Um apoio tão entusiasmado haveria de ser recompensado. Brasília influiu diplomaticamente para alavancar a produção de Spallicci. Uma troca de mensagens entre o embaixador brasileiro em Nova Délhi, Elias Luna Santos, e autoridades da Índia mostra que o Itamaraty intermediou a negociação para a importação de insumos usados na fabricação da hidroxicloroquina. Quem ganhou com as negociações? A Apsen, empresa do aliado. “A fabricação depende de matéria-prima importada, em sua maior parte da Índia. Em 25 de março de 2020, o governo indiano proibiu a importação desses insumos devido à grande demanda mundial. (…) Foi estabelecido um canal de comunicação aberto com o Ministério da Saúde e demais órgãos na esfera federal – respeitando todas as regras setoriais e o cumprimento das leis do País – com o objetivo da manutenção do atendimento de pacientes crônicos, para que não houvesse interrupção ou prejuízo em seu tratamento. O governo atuou a partir dessa interlocução ampla e geral do setor para a liberação”, informa a Apsen em nota. A empresa diz ainda que Spallicci não mantém qualquer relação pessoal com Bolsonaro.
Outro beneficiado é o EMS, controlado pelo empresário Carlos Sanchez. Um dos maiores bilionários do País, segundo a revista Forbes, fortuna calculada em 2,5 bilhões de dólares, Sanchez reuniu-se ao menos duas vezes com Bolsonaro, desde o início da pandemia. Meses atrás, em nota oficial, o laboratório admitiu a ineficácia do medicamento no tratamento do vírus. “As pesquisas foram conduzidas pela Coalizão Covid-19 Brasil, formada pelos hospitais Israelita Albert Einstein, Sírio-Libanês, HCOR, Oswaldo Cruz, Moinhos de Vento, Beneficência Portuguesa, Rede Brasileira de Pesquisa em Terapia Intensiva (BRICNet) e BCRI. O resultado, publicado no New England Journal of Medicine no dia 23/07, atestou que o medicamento não promoveu melhoria nos quadros clínicos”.

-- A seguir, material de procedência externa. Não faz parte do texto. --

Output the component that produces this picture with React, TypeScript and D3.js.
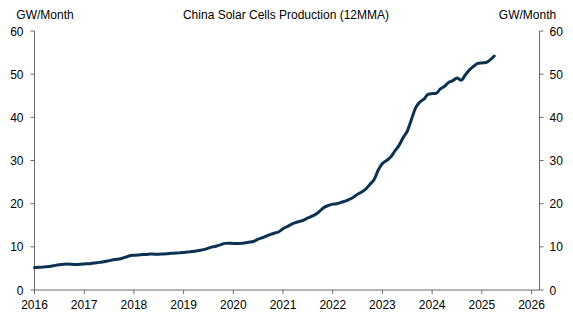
import React from "react";
import * as d3 from "d3";

const startYear = 2016;
const values: number[] = [
  5.2, 5.25, 5.3, 5.4, 5.5, 5.7, 5.85, 5.95, 6.0, 5.95, 5.9, 5.95,
  6.05, 6.1, 6.2, 6.3, 6.45, 6.6, 6.8, 7.0, 7.1, 7.3, 7.6, 7.95,
  8.05, 8.1, 8.2, 8.25, 8.35, 8.3, 8.3, 8.35, 8.4, 8.5, 8.55, 8.6,
  8.7, 8.8, 8.9, 9.05, 9.2, 9.4, 9.7, 10.0, 10.2, 10.5, 10.8, 10.85,
  10.8, 10.75, 10.8, 10.95, 11.1, 11.3, 11.8, 12.1, 12.5, 12.9, 13.2, 13.5,
  14.2, 14.7, 15.2, 15.6, 15.9, 16.2, 16.7, 17.1, 17.6, 18.4, 19.2, 19.6,
  19.9, 20.0, 20.3, 20.6, 21.0, 21.5, 22.2, 22.7, 23.4, 24.5, 25.6, 27.8,
  29.3, 30.0, 30.8, 32.2, 33.5, 35.3, 36.8, 39.5, 42.2, 43.5, 44.2, 45.3,
  45.5, 45.6, 46.6, 47.2, 48.1, 48.5, 49.1, 48.6, 49.8, 51.0, 51.8, 52.5,
  52.6, 52.7, 53.3, 54.2,
];
const yTicks = [0, 10, 20, 30, 40, 50, 60];
const xTicks = [2016, 2017, 2018, 2019, 2020, 2021, 2022, 2023, 2024, 2025, 2026];
const title = "China Solar Cells Production (12MMA)";
const unit = "GW/Month";

export default function App() {
  const W = 573, H = 322;
  const left = 34.5, right = 539.5, top = 31, bottom = 290;
  const x = d3.scaleLinear().domain([2016, 2026.16]).range([left, right]);
  const y = d3.scaleLinear().domain([0, 60]).range([bottom, top]);
  const line = d3
    .line<number>()
    .x((_, i) => x(startYear + i / 12))
    .y((d) => y(d))
    .curve(d3.curveMonotoneX);
  const axisColor = "#6b6b6b";
  const font = "'Liberation Sans', Arial, sans-serif";
  return (
    <svg
      width={W}
      height={H}
      style={{ position: "absolute", left: 0, top: 0, background: "#fff" }}
      fontFamily={font}
    >
      <text x={45} y={19} fontSize={12} textAnchor="middle" fill="#000">{unit}</text>
      <text x={286} y={19} fontSize={12} textAnchor="middle" fill="#000">{title}</text>
      <text x={527.5} y={19} fontSize={12} textAnchor="middle" fill="#000">{unit}</text>

      <line x1={left} x2={left} y1={top} y2={bottom} stroke={axisColor} strokeWidth={1} />
      <line x1={right} x2={right} y1={top} y2={bottom} stroke={axisColor} strokeWidth={1} />
      <line x1={left} x2={right} y1={bottom} y2={bottom} stroke={axisColor} strokeWidth={1} />

      {yTicks.map((t) => (
        <g key={"y" + t}>
          <line x1={left - 4} x2={left} y1={y(t)} y2={y(t)} stroke={axisColor} />
          <line x1={right} x2={right + 4} y1={y(t)} y2={y(t)} stroke={axisColor} />
          <text x={left - 11} y={y(t) + 4.5} fontSize={12} textAnchor="end" fill="#000">{t}</text>
          <text x={right + 10} y={y(t) + 4.5} fontSize={12} textAnchor="start" fill="#000">{t}</text>
        </g>
      ))}
      {xTicks.map((t) => (
        <g key={"x" + t}>
          <line x1={x(t)} x2={x(t)} y1={bottom} y2={bottom + 4} stroke={axisColor} />
          <text x={x(t)} y={bottom + 19} fontSize={12} textAnchor="middle" fill="#000">{t}</text>
        </g>
      ))}

      <path d={line(values) || ""} fill="none" stroke="#0c3252" strokeWidth={3} strokeLinejoin="round" strokeLinecap="round" />
    </svg>
  );
}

O terceiro desta lista é o Cristália, cujo cofundador e acionista, Ogari de Castro Pacheco, é aliado de Bolsonaro, filiado ao DEM e segundo suplente do emedebista Eduardo Gomes, ex-líder do governo no Senado. Em nota, o laboratório nega ter lucrado com o medicamento. O Quinacris, diz a nota, é fornecido unicamente ao Sistema Único de Saúde e a hospitais particulares e o fato de não ter havido uma alta das doenças para as quais o medicamento é recomendado – malária, amebíase hepática, lúpus –, igualmente não ocorreu um “aumento significativo na produção ou venda”.